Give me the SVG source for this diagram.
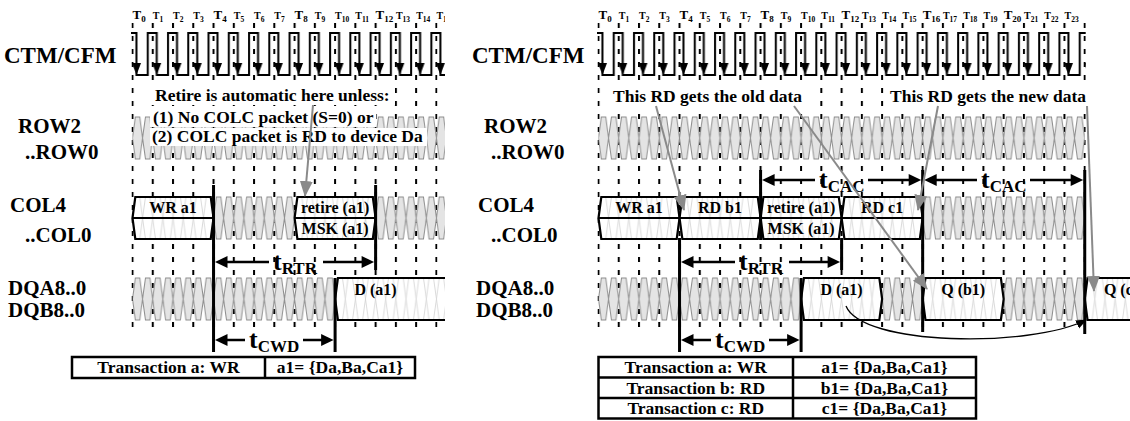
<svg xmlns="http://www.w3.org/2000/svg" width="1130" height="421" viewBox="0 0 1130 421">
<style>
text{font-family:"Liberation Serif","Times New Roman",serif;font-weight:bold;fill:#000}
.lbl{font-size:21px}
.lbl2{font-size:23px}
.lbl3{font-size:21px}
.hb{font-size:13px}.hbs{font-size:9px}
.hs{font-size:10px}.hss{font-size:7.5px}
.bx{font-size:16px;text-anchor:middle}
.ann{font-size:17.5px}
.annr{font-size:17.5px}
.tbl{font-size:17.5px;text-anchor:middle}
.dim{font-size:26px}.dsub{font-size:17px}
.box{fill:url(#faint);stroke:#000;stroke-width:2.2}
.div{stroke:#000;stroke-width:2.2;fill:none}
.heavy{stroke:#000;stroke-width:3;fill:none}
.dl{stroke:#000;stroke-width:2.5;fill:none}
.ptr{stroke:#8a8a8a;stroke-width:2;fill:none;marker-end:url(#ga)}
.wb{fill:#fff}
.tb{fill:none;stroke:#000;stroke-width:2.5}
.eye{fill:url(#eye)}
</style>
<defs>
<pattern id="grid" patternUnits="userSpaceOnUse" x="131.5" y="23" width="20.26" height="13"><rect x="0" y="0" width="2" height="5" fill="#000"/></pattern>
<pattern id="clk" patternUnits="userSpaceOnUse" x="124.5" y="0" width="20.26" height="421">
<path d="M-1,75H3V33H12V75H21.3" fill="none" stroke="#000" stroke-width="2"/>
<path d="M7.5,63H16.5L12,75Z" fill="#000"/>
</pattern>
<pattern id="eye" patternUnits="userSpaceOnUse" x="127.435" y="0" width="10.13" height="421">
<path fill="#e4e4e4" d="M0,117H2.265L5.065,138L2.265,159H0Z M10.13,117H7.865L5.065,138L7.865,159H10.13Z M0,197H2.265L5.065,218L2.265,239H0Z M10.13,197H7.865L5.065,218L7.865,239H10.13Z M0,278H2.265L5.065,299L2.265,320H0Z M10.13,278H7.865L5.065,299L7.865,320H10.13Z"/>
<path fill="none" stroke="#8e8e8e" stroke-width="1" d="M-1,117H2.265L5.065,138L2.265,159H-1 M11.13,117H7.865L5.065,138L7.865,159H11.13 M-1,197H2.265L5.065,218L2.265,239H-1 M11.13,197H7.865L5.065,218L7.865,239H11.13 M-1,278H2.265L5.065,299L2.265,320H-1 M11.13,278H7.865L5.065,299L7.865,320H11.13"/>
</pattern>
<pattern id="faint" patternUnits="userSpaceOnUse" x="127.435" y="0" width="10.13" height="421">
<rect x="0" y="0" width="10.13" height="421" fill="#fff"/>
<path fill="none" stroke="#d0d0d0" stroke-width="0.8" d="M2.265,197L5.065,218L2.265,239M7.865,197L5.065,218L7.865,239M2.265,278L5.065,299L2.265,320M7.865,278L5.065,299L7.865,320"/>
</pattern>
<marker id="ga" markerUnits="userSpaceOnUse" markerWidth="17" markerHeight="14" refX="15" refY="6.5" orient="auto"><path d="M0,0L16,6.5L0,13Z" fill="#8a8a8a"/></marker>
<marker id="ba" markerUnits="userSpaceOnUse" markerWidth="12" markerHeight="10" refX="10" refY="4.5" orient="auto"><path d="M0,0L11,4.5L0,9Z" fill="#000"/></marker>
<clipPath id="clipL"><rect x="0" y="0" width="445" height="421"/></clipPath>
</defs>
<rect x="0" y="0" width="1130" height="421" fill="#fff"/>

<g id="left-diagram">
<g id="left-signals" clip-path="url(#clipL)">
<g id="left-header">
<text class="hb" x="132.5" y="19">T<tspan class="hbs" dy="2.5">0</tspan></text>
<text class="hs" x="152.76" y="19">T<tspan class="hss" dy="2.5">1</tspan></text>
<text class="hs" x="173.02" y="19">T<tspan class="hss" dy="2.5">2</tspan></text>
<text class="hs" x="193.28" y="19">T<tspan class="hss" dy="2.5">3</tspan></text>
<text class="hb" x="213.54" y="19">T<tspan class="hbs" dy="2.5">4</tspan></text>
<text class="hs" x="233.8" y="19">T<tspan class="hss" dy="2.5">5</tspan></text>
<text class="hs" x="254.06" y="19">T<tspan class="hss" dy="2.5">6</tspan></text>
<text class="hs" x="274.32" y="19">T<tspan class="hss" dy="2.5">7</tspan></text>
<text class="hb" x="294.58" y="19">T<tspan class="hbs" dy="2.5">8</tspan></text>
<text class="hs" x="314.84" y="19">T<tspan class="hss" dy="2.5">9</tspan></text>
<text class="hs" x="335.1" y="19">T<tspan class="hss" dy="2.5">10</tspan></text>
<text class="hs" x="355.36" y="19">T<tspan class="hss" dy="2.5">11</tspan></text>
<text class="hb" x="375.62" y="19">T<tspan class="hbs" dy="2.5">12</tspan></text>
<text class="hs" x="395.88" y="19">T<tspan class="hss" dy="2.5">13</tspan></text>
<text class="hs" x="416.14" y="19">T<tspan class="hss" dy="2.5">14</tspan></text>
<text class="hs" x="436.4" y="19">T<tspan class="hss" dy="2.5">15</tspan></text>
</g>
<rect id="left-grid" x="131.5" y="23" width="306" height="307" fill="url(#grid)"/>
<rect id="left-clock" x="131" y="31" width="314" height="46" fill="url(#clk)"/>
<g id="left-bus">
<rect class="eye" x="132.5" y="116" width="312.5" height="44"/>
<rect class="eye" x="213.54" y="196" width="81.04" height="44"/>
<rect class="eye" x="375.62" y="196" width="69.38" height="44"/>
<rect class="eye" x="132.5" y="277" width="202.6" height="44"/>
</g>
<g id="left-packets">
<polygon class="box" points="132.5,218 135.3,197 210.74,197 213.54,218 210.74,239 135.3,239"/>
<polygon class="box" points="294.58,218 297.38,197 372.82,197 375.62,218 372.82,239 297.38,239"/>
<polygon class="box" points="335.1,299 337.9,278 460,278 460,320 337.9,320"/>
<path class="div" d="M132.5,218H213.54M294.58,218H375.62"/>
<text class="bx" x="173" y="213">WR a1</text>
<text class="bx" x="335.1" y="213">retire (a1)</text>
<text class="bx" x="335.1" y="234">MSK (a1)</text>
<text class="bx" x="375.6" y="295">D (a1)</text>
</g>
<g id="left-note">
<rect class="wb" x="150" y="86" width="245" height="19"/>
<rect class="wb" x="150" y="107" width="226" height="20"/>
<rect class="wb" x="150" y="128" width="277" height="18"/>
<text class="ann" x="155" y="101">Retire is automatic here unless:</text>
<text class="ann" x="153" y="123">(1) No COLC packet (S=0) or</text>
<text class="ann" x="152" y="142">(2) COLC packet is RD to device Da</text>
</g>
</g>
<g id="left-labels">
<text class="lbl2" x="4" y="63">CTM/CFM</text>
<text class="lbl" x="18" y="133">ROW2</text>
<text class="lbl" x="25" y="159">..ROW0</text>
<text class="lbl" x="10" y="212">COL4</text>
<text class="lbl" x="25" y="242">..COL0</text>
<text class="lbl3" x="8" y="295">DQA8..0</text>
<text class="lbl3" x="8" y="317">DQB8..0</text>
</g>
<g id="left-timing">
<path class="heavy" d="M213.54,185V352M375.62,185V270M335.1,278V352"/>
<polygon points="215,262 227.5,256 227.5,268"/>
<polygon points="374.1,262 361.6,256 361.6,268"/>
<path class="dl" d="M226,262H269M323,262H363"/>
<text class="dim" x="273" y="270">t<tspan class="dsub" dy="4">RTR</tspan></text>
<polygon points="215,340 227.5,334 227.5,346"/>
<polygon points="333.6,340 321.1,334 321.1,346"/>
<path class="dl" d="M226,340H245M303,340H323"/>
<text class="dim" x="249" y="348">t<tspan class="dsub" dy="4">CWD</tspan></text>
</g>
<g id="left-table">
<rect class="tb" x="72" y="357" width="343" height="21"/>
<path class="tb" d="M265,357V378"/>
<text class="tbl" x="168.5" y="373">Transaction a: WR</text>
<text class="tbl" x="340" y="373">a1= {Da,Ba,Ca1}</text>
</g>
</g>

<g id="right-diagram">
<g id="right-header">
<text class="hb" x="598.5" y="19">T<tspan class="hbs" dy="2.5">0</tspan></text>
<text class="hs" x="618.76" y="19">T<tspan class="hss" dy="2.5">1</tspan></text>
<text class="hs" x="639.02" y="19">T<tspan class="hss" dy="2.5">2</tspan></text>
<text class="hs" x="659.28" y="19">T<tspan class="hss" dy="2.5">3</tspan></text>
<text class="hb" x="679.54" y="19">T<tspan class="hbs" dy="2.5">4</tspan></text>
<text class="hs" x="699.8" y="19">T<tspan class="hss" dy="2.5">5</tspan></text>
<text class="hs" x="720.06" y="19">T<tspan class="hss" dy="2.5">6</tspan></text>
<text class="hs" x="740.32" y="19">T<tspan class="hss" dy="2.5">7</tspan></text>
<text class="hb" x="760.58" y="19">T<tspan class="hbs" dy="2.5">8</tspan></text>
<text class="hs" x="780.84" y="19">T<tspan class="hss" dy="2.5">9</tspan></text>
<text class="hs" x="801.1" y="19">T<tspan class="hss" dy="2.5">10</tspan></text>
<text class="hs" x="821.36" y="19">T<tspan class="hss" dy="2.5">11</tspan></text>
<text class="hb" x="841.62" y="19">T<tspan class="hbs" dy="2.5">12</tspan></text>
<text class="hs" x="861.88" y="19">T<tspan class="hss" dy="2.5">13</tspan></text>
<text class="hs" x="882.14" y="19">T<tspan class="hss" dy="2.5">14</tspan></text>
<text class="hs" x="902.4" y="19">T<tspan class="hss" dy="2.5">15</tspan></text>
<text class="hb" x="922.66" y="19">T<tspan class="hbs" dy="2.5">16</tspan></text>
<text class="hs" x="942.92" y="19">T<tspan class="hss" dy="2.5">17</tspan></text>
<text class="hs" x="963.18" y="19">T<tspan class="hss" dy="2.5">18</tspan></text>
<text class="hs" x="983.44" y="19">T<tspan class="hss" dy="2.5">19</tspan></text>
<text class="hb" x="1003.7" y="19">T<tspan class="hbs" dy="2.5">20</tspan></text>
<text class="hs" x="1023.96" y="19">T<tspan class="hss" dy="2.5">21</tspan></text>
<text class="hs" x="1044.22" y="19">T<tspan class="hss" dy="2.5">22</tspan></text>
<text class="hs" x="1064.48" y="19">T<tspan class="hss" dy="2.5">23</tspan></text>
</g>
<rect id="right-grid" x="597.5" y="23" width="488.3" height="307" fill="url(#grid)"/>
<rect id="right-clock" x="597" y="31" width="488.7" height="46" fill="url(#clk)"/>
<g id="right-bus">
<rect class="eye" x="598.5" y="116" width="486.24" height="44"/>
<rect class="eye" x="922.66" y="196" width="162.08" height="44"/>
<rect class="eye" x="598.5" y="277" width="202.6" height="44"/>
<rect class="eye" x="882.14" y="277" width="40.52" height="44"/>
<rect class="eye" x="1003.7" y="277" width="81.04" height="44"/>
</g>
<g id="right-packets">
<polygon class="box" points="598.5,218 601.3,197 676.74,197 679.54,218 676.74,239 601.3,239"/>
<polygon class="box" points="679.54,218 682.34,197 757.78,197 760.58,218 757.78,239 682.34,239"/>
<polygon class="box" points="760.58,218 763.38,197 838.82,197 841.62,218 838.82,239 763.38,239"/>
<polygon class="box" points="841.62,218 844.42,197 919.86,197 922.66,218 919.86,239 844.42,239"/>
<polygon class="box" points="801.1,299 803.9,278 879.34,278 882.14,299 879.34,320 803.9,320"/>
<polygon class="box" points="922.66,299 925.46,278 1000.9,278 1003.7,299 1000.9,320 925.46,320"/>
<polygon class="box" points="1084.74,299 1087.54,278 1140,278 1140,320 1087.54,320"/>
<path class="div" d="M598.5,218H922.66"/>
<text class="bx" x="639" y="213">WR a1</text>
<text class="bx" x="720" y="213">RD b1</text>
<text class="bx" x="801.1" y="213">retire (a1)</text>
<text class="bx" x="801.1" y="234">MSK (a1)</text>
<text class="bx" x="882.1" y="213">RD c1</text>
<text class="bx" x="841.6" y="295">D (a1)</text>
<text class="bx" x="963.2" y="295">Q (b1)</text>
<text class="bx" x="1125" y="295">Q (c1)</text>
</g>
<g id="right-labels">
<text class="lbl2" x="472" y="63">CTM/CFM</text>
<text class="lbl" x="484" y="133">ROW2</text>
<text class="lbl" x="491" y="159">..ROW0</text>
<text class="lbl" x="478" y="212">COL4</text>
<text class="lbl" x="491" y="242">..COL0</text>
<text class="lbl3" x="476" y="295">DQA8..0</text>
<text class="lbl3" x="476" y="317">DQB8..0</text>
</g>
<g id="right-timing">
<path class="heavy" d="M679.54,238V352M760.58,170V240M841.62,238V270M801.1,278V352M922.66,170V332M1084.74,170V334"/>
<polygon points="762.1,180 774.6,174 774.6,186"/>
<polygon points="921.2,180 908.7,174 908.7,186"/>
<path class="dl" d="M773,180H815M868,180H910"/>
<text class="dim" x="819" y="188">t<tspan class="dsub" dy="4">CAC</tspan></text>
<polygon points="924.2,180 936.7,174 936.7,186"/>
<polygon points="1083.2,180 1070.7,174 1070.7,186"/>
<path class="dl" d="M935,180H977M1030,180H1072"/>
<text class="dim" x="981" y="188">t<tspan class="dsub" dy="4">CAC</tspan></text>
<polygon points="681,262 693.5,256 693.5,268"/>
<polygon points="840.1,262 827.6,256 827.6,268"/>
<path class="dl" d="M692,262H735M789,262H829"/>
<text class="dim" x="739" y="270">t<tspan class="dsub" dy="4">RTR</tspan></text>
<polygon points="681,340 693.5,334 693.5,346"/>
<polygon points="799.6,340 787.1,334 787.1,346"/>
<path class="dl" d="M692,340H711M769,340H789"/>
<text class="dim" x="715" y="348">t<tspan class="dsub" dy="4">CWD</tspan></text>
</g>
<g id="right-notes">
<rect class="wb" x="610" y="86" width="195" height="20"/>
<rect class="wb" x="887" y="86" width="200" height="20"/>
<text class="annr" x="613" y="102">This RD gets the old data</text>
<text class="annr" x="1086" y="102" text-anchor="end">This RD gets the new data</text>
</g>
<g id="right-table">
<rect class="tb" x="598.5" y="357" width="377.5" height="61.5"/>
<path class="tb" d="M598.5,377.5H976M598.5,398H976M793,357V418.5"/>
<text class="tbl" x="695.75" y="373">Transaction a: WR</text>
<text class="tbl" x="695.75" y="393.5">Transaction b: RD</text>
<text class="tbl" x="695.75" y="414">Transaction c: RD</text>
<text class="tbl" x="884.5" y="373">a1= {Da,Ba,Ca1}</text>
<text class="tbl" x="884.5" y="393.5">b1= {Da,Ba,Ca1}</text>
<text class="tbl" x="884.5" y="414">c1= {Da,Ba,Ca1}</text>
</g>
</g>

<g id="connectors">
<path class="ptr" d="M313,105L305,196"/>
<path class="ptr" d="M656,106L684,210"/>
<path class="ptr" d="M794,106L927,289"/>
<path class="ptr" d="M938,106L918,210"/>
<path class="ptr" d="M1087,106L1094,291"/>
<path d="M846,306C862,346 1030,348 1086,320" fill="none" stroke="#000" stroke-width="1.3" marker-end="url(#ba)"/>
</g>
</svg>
•••••
▶ [PROBLEM TO SOLVE]
Count every line above that holds the string "diagram" and give the total, nothing more.

▶ [RESPONSE TO THIS TASK]
3